Kuşkusuz her tür yönetimde, kişisel ve toplumsal ilişkide olduğu gibi, mali müşavirlik ve muhasebecilik mesleğinde de ahlaklı ve dürüst davranışı egemen kılabilmek temelde insana, onun haklarına, kutsallığına, onuruna ve tüm ana değerlerine yönelmekle ve bunları sürekli geliştirmekle olanaklıdır.

Yönetimde ahlaklı davranışı egemen kılma ve çeşitli yolsuzlukları ve kötü yönetimi önlemek amacıyla bugüne kadar geliştirilen değişik öneri ve yaklaşımlar zaman zaman yetersiz kalabilmektedir. Hangi görev ve  meslek olursa olsun, ahlak kuralları uygulamasında, toplumdaki davranış bozuklukları ayrı bir araştırma konusu olmalı ve her hangi bir yönetimde yolsuzluğun önce ilkelerden başlayacağı unutulmamalıdır.
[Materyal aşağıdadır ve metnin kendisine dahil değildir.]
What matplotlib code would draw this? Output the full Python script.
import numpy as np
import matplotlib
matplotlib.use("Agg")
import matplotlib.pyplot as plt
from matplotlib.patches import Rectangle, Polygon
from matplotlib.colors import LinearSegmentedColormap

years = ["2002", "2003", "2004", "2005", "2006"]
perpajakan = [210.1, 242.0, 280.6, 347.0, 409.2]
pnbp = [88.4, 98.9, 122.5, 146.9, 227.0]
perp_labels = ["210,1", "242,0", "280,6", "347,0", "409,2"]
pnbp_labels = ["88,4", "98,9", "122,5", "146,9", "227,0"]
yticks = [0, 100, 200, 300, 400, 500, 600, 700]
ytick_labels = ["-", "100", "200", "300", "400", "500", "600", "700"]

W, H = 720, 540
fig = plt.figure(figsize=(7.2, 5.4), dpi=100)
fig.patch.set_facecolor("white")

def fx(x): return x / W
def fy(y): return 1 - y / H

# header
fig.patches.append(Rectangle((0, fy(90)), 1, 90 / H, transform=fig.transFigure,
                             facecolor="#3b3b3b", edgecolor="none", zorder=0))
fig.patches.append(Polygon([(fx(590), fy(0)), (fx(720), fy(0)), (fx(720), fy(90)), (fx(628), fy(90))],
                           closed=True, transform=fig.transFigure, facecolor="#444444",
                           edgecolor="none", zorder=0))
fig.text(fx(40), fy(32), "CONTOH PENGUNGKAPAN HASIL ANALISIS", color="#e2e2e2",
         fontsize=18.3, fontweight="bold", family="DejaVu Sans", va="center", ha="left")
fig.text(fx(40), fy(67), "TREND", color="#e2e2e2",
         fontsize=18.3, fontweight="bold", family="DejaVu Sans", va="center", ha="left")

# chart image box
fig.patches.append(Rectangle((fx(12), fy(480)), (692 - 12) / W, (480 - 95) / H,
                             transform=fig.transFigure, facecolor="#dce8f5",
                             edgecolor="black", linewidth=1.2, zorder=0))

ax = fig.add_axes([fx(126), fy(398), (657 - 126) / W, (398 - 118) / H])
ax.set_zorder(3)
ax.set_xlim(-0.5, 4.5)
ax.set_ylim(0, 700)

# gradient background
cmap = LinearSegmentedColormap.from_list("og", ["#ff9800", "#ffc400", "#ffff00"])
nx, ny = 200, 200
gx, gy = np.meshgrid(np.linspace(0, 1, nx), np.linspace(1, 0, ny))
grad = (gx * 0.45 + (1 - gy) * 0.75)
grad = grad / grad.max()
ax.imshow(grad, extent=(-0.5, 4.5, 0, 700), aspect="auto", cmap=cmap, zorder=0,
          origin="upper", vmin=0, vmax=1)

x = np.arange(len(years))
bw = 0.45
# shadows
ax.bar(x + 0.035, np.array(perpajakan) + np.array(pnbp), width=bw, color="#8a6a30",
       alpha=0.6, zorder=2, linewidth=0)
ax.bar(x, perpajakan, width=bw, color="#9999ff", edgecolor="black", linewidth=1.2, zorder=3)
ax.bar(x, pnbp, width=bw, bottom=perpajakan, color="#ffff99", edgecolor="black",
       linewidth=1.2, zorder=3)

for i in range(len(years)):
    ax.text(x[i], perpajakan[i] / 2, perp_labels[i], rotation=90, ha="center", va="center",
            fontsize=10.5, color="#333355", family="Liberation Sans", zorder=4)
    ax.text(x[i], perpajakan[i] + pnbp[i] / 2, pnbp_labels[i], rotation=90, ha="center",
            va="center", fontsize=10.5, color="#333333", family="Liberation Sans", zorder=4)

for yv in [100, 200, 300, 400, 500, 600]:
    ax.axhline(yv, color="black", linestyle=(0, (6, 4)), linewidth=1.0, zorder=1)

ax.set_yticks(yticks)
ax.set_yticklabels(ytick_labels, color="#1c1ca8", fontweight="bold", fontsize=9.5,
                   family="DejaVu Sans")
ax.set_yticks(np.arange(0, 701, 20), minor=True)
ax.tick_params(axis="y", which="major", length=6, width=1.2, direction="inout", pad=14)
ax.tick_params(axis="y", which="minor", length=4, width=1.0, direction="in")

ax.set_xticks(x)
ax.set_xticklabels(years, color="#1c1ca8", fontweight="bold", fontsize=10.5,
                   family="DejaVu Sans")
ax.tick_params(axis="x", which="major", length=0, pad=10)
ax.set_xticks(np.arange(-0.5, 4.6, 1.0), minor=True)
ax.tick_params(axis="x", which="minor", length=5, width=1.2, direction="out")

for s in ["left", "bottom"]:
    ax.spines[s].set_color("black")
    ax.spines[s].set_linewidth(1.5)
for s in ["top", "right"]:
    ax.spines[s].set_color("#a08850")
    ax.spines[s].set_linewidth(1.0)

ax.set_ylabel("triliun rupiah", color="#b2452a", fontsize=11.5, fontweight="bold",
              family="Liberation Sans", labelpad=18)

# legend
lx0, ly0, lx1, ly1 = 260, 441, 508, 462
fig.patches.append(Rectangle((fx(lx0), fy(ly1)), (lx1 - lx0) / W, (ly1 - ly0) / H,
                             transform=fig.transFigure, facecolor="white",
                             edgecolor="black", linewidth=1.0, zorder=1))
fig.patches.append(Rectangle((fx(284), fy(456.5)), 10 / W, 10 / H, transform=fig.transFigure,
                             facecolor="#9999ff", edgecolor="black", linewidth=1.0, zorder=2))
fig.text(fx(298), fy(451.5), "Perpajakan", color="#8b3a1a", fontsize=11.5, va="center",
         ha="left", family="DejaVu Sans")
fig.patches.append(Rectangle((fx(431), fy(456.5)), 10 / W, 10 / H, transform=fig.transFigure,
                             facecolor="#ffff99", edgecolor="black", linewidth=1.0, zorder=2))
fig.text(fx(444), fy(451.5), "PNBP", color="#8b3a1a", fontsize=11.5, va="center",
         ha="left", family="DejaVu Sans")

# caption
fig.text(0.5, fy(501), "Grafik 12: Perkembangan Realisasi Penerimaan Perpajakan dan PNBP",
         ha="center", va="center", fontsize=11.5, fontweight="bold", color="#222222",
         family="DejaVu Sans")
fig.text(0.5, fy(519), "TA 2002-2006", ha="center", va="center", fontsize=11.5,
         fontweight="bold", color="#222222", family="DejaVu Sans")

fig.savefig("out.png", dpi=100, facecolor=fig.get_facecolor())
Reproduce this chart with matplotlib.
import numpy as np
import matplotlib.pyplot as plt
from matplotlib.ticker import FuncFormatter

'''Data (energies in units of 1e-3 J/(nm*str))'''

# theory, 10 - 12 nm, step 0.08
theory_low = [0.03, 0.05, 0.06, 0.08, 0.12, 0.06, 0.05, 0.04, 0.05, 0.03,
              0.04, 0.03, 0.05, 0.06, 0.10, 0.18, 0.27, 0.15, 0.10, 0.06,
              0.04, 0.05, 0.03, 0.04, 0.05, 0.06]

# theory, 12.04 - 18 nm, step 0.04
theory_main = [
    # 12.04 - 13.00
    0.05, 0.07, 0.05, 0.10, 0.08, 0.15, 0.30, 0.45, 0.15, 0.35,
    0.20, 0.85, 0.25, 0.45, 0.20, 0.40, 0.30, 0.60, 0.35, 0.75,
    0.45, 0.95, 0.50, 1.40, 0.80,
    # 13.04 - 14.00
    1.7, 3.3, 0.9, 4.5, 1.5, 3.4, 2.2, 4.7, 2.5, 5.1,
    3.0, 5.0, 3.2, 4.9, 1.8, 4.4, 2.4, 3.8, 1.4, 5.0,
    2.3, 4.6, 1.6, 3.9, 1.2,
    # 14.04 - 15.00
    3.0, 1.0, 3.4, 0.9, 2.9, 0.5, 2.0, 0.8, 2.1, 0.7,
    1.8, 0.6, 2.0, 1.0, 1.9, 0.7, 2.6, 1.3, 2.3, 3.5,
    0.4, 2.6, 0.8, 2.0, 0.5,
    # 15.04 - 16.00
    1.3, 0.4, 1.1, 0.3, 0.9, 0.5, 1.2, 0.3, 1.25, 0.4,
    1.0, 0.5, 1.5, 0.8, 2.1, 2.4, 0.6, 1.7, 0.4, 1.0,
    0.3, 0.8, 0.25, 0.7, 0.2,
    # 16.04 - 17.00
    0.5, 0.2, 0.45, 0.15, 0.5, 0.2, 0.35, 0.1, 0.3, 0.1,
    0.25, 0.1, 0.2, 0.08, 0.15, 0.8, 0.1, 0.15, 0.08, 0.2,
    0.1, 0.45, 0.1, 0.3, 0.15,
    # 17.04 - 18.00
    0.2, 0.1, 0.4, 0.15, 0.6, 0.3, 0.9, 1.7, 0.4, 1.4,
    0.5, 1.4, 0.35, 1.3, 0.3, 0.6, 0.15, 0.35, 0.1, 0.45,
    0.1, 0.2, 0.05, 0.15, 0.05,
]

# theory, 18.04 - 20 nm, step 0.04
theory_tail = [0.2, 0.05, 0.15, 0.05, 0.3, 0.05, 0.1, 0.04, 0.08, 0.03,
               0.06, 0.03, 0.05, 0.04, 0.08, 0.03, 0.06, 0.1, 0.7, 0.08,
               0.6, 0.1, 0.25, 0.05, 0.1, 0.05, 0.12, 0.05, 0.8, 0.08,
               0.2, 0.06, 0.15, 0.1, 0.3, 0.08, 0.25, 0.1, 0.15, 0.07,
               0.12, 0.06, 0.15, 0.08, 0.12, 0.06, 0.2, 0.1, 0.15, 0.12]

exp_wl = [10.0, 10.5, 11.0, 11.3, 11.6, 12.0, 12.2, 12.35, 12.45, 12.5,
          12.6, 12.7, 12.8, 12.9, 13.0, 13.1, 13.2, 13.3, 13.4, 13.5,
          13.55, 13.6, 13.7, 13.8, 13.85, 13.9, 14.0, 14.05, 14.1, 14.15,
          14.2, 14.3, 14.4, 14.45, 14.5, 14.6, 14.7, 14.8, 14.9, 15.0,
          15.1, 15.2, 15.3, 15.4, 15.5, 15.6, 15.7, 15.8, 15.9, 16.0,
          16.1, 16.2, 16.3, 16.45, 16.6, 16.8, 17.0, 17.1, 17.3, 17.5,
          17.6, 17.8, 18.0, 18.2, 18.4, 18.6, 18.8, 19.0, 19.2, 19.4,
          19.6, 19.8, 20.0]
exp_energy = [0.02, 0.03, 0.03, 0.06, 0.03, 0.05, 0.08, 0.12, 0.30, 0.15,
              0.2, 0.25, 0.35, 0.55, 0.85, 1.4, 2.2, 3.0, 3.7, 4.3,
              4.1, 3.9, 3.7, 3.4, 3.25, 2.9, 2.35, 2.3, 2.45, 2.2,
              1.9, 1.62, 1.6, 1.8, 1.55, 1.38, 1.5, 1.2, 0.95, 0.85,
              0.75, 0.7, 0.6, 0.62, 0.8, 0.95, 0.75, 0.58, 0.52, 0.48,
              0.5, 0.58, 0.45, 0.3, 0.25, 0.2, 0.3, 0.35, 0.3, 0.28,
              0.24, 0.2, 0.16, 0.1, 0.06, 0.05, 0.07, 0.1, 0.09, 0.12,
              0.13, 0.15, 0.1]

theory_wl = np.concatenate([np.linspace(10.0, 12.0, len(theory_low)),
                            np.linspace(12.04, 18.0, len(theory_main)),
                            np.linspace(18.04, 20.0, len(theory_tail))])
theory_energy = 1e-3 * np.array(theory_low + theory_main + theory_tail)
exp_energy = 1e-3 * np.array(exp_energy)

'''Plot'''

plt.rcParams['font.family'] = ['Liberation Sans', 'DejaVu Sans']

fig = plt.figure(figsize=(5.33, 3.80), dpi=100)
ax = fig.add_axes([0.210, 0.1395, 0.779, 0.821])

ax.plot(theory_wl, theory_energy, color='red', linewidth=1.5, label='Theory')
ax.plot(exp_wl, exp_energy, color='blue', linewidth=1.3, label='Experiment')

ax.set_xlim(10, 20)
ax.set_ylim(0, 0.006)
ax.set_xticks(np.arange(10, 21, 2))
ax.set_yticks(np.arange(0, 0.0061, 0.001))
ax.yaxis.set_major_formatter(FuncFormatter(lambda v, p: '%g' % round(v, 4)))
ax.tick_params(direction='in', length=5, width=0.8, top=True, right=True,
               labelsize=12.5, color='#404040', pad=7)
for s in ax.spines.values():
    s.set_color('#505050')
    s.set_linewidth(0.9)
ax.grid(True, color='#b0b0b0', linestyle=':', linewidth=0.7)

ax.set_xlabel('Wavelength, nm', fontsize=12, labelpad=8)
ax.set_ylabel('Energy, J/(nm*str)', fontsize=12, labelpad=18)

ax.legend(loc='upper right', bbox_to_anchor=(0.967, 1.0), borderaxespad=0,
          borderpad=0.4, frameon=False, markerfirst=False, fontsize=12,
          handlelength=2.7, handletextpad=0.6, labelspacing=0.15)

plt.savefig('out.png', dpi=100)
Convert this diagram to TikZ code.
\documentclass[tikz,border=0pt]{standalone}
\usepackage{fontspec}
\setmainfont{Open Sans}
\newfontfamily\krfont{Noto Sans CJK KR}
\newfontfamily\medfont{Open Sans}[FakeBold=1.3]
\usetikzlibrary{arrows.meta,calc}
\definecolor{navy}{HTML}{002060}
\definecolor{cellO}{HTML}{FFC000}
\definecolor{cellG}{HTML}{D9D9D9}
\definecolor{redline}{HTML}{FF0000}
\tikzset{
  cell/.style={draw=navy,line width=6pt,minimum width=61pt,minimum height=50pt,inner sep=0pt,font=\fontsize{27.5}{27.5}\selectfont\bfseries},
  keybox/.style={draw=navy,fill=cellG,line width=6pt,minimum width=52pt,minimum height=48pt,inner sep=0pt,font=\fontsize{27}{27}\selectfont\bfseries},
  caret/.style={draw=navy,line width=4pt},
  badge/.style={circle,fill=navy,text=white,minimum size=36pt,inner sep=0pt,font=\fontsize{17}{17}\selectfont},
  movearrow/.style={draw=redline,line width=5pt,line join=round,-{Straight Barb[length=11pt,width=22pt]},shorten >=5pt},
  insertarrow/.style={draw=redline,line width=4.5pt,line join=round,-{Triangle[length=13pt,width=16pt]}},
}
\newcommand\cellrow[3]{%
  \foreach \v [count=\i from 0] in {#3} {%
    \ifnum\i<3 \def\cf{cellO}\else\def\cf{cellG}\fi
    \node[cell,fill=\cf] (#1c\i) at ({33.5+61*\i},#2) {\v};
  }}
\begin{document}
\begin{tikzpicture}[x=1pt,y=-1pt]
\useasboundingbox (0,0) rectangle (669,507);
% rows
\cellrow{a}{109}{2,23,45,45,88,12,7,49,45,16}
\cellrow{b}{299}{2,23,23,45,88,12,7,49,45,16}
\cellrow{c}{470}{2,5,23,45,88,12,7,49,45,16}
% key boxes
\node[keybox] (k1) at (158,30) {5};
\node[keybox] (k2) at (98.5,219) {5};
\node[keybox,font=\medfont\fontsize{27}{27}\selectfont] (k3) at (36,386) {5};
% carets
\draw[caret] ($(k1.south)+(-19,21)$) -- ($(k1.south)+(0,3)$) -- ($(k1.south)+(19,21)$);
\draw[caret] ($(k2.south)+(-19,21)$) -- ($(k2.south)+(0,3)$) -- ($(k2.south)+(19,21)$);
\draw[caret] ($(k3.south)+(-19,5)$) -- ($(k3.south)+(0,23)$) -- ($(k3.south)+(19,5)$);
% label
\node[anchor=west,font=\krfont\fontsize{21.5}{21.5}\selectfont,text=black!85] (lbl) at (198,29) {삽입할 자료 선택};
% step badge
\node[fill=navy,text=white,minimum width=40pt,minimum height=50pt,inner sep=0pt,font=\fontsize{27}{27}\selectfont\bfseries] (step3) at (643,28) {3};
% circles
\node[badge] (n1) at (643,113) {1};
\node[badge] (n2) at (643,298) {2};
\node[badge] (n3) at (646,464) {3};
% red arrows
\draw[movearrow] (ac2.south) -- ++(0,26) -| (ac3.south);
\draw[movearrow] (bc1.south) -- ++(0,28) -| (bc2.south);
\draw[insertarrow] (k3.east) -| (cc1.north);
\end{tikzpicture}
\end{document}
Meslek odası yöneticilerinin temel görevi kamu çıkarını koruyarak, meslek mensuplarının gereksinimlerini karşılamak ve refah ve mutluluğuna katkı sağlamak olmalıdır. Ancak bazen yöneticilerin kendi çıkarı, meslek örgütünün, meslek mensuplarının ve kamu yararının önüne geçebilmektedir. Yöneticilerin tüm davranış ve hizmetlerde dürüst ve adil hareket ettiklerine emin olmak için dikkatli ve ilgili olunması gerekir. Kişisel ahlak, mesleki ahlak, kurumsal ahlak ve toplumsal ahlak birbirlerinden ayrılamaz kavramlar olmalarına rağmen önce “kişisel ahlak ya da ahlaklılık” gelmektedir.

Kişisel ahlaklılık temelde doğru ve yanlış, iyi ve kötü duygu ve anlayışı üzerinde oturan ve kişinin geçmişine ve ailevi, manevi değerler, kültürel, toplumsal vb. bir çok etkene bağlı bir biçimde var olan bir yapıdır.  Unutulmaması gerekir ki, insanlar her zaman iyi olanı ya da iyi buldukları şeyi severler ve örnek alırlar. Yanıldıkları yer, neyin iyi olduğunun değerlendirilmesindedir. Yapıcı ve dürüst değerlendirme yapılabilmesine olanak tanıyan bir ortamın yaratılması önem kazanmaktadır.

Ahlak, ahlakı tatbik edecek grubun eseri olmalıdır. Halka hizmet fikri ile mesleğe bağlılık hissi, tüm kişisel çıkarlardan önde gelmelidir.